Taking a break from an unsolved problem can facilitate later solution upon return—the incubation effect suggests that unconscious processing continues offline and may overcome constraints or fixations preventing conscious insight. Incubation is more effective when the break involves unrelated cognitive tasks (keeping attention engaged) versus passive rest, suggesting distraction from fixation is key. The effect challenges assumptions that insight requires continuous conscious effort and reveals a role for unconscious processing in creative problem solving.
Test incubation using classic insight problems (like the nine-dot puzzle) with groups taking immediate retests versus incubation breaks of varying duration and type. Measure improvement rates and compare to control groups without breaks.
From your study of insight problem solving, you know that insight problems are characterized by fixation — the solver repeatedly applies an incorrect representation or constraint that blocks the solution path. The nine-dot problem fails not because people lack the capability to draw outside the square, but because they spontaneously impose a boundary that isn't there. The moment of insight — the "aha" experience — typically involves a sudden restructuring of the problem representation that makes the previously blocked solution obvious. The incubation effect extends this understanding: it asks why walking away and doing something else later leads to better performance than continuous effort.

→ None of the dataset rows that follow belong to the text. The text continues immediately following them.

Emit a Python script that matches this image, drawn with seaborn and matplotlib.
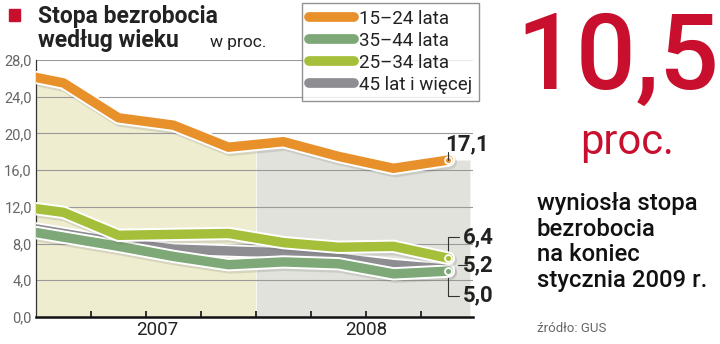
import numpy as np
import pandas as pd
import matplotlib
matplotlib.use("Agg")
import matplotlib.pyplot as plt
import matplotlib.patheffects as pe
from matplotlib.lines import Line2D
from matplotlib.patches import Rectangle
import seaborn as sns

# ---- data (months since Jan 2007; quarterly values plotted mid-quarter) ----
months = [0, 1.5, 4.5, 7.5, 10.5, 13.5, 16.5, 19.5, 22.5]
age_15_24 = [26.1, 25.5, 21.7, 20.9, 18.5, 19.1, 17.5, 16.2, 17.1]
age_35_44 = [9.2, 8.7, 7.7, 6.6, 5.7, 6.0, 5.8, 4.7, 5.0]
age_25_34 = [11.8, 11.4, 8.9, 9.0, 9.1, 8.1, 7.6, 7.7, 6.4]
age_45_up = [9.6, 9.1, 8.1, 7.4, 7.2, 7.0, 6.4, 5.7, 5.2]
series_labels = ["15–24 lata", "35–44 lata", "25–34 lata", "45 lat i więcej"]
end_labels = ["17,1", "5,0", "6,4", "5,2"]
year_labels = ["2007", "2008"]
yticks = [0, 4, 8, 12, 16, 20, 24, 28]
ytick_labels = ["0,0", "4,0", "8,0", "12,0", "16,0", "20,0", "24,0", "28,0"]

colors = ["#E8902A", "#7EA877", "#A6BF3A", "#8D8D92"]
RED = "#C8102E"

sns.set_theme(style="white")
plt.rcParams["font.family"] = ["Roboto", "DejaVu Sans"]

fig = plt.figure(figsize=(7.2, 3.44), dpi=100)
ax = fig.add_axes([36 / 720, 1 - 317 / 344, (473 - 36) / 720, 257 / 344])
XMAX = 23.84
ax.set_xlim(0, XMAX)
ax.set_ylim(0, 28)

# background fills under the 15-24 line
xf = np.linspace(0, XMAX * 0.993, 600)
yf = np.interp(xf, months, age_15_24)
ax.fill_between(xf, 0, yf, where=xf <= 12, color="#EFEDCF", lw=0, zorder=0)
ax.fill_between(xf, 0, yf, where=xf >= 12, color="#E2E2DC", lw=0, zorder=0)

# grid
for t in yticks[1:]:
    ax.axhline(t, color="#9a9a9a", lw=0.8, zorder=1)

df = pd.DataFrame({
    "month": months * 4,
    "value": age_15_24 + age_35_44 + age_25_34 + age_45_up,
    "series": sum([[s] * len(months) for s in series_labels], []),
})

order_z = {"45 lat i więcej": 3, "35–44 lata": 4, "25–34 lata": 5, "15–24 lata": 6}
for s, c in zip(series_labels, colors):
    sub = df[df.series == s]
    sns.lineplot(data=sub, x="month", y="value", ax=ax, color=c, lw=6.8,
                 legend=False, zorder=order_z[s], solid_capstyle="round",
                 solid_joinstyle="round")
    line = ax.lines[-1]
    line.set_path_effects([
        pe.SimpleLineShadow(offset=(1.2, -1.5), shadow_color="#666", alpha=0.18, linewidth=10),
        pe.Stroke(linewidth=9.6, foreground="white"),
        pe.Normal(),
    ])
    ax.plot(sub.month.iloc[-1], sub.value.iloc[-1], "o", ms=5, mfc=c, mec="white",
            mew=1.3, zorder=order_z[s] + 0.5)

# spines & ticks
for side in ["top", "right"]:
    ax.spines[side].set_visible(False)
ax.spines["left"].set_color("#333")
ax.spines["left"].set_linewidth(0.9)
ax.spines["bottom"].set_color("#111")
ax.spines["bottom"].set_linewidth(1.8)
ax.set_yticks(yticks)
ax.set_yticklabels(ytick_labels, color="#666", fontsize=10.5)
ax.set_xticks([3, 6, 9, 12, 15, 18, 21])
ax.set_xticklabels([])
ax.tick_params(axis="x", direction="in", length=4, width=1.2, color="#111", bottom=True)
ax.tick_params(axis="y", length=0, pad=3)
ax.set_xlabel("")
ax.set_ylabel("")
ax.text(6.6, -1.45, year_labels[0], ha="center", va="center", fontsize=13.5, color="#222")
ax.text(18.0, -1.45, year_labels[1], ha="center", va="center", fontsize=13.5, color="#222")

# end value labels with leader lines
lx = months[-1]
ax.plot([lx, lx], [age_15_24[-1], 18.0], color="#333", lw=0.8, zorder=8)
ax.text(lx - 0.2, 17.6, end_labels[0], fontsize=16, fontweight="bold", color="#222",
        ha="left", va="bottom", zorder=9)
ax.plot([lx, lx, 23.1], [age_25_34[-1], 8.7, 8.7], color="#333", lw=0.8, zorder=2, clip_on=False)
ax.plot([23.0, 23.5], [5.65, 5.65], color="#333", lw=0.8, zorder=2, clip_on=False)
ax.plot([lx, lx, 23.1], [age_35_44[-1], 2.3, 2.3], color="#333", lw=0.8, zorder=2, clip_on=False)
for txt, yv in [(end_labels[2], 8.7), (end_labels[3], 5.6), (end_labels[1], 2.35)]:
    ax.text(23.3, yv, txt, fontsize=16, fontweight="bold", color="#222",
            ha="left", va="center", clip_on=False)

# legend
handles = [Line2D([0], [0], color=c, lw=7, solid_capstyle="round") for c in colors]
leg = ax.legend(handles, series_labels, loc="upper left",
                bbox_to_anchor=(302 / 720, 1 - 3 / 344), bbox_transform=fig.transFigure,
                frameon=True, fancybox=False, edgecolor="#777", facecolor="white",
                fontsize=13.5, handlelength=2.4, handletextpad=0.3, labelspacing=0.22,
                borderpad=0.35, borderaxespad=0)
leg.get_frame().set_linewidth(1.0)
for t in leg.get_texts():
    t.set_color("#222")

# title
fig.patches.append(Rectangle((9 / 720, 1 - 21 / 344), 11 / 720, 12 / 344,
                             transform=fig.transFigure, color=RED))
fig.text(38 / 720, 1 - 17 / 344, "Stopa bezrobocia", fontsize=16.5, fontweight="bold",
         color="#222", va="center")
fig.text(38 / 720, 1 - 41 / 344, "według wieku", fontsize=16.5, fontweight="bold",
         color="#222", va="center")
fig.text(210 / 720, 1 - 43 / 344, "w proc.", fontsize=12.5, color="#222", va="center")

# right side
fig.text(618 / 720, 1 - 60 / 344, "10,5", fontsize=76, color=RED, ha="center", va="center",
         fontweight="medium")
fig.text(627 / 720, 1 - 142 / 344, "proc.", fontsize=30, color=RED, ha="center",
         va="center")
fig.text(537 / 720, 1 - 192 / 344, "wyniosła stopa\nbezrobocia\nna koniec\nstycznia 2009 r.",
         fontsize=17.2, color="#111", ha="left", va="top", linespacing=1.15, fontweight="medium")
fig.text(537 / 720, 1 - 328 / 344, "źródło: GUS", fontsize=9.5, color="#666", ha="left",
         va="center")

fig.savefig("out.png", dpi=100)
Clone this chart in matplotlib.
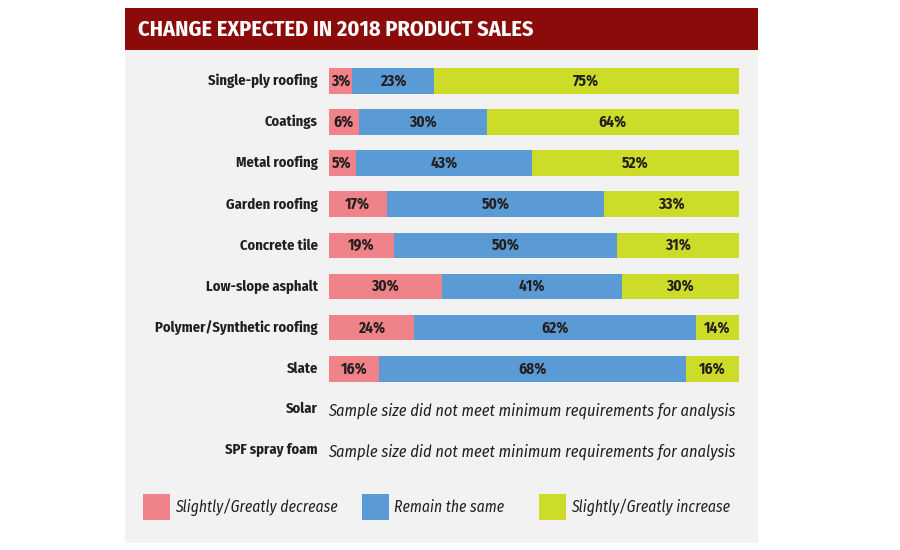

The dominant explanation centers on fixation release. When a solver hammers away at a problem, they progressively invest more cognitive weight in the current (wrong) representation. The failed approach becomes more entrenched, not less. When they stop and shift to an unrelated task, that wrong representation loses its active status in working memory and gradually dissipates — the failed mental set is no longer being rehearsed and reinforced. When the solver returns, they approach the problem with a less constrained representation, making restructuring more likely. The critical implication is that incubation is not primarily about *what* happens during the break — it is about what stops happening: the continuous rehearsal of a blocked approach.
The role of spreading activation provides a complementary mechanism. During incubation, the problem-relevant concepts may remain weakly activated below the threshold of conscious awareness while attention is directed elsewhere. Ambient processing can spread activation along associative pathways to weakly linked concepts that were never explicitly considered — pathways that a focused, narrowed search might never explore. If this spreading activation reaches a solution-relevant concept while the solver is engaged in an unrelated task, it may surface as a sudden feeling that a solution is available, the subjective signal that something is "clicking." This unconscious spreading-activation account explains why incubation is more reliably observed for problems with remote associates solutions and less reliably for problems with no associative path to the solution.
The finding that unrelated cognitive tasks outperform pure rest during incubation initially seems paradoxical — shouldn't rest maximize unconscious processing? The resolution is that unrelated tasks primarily serve to displace the fixated approach from working memory without generating new interference on the problem. Passive rest allows the mind to wander, and mind-wandering often returns to the problem, which reinstates the fixation. An engaging but unrelated task prevents this unproductive return-to-problem rumination while keeping the solver away from rehearsing the wrong solution. The lesson for practical problem solving is counterintuitive but actionable: when stuck, switching to a genuinely different activity is more useful than either forcing continued effort or spacing out — it is the combination of *directed attention elsewhere* and *absence of fixation rehearsal* that creates the conditions for incubation to work.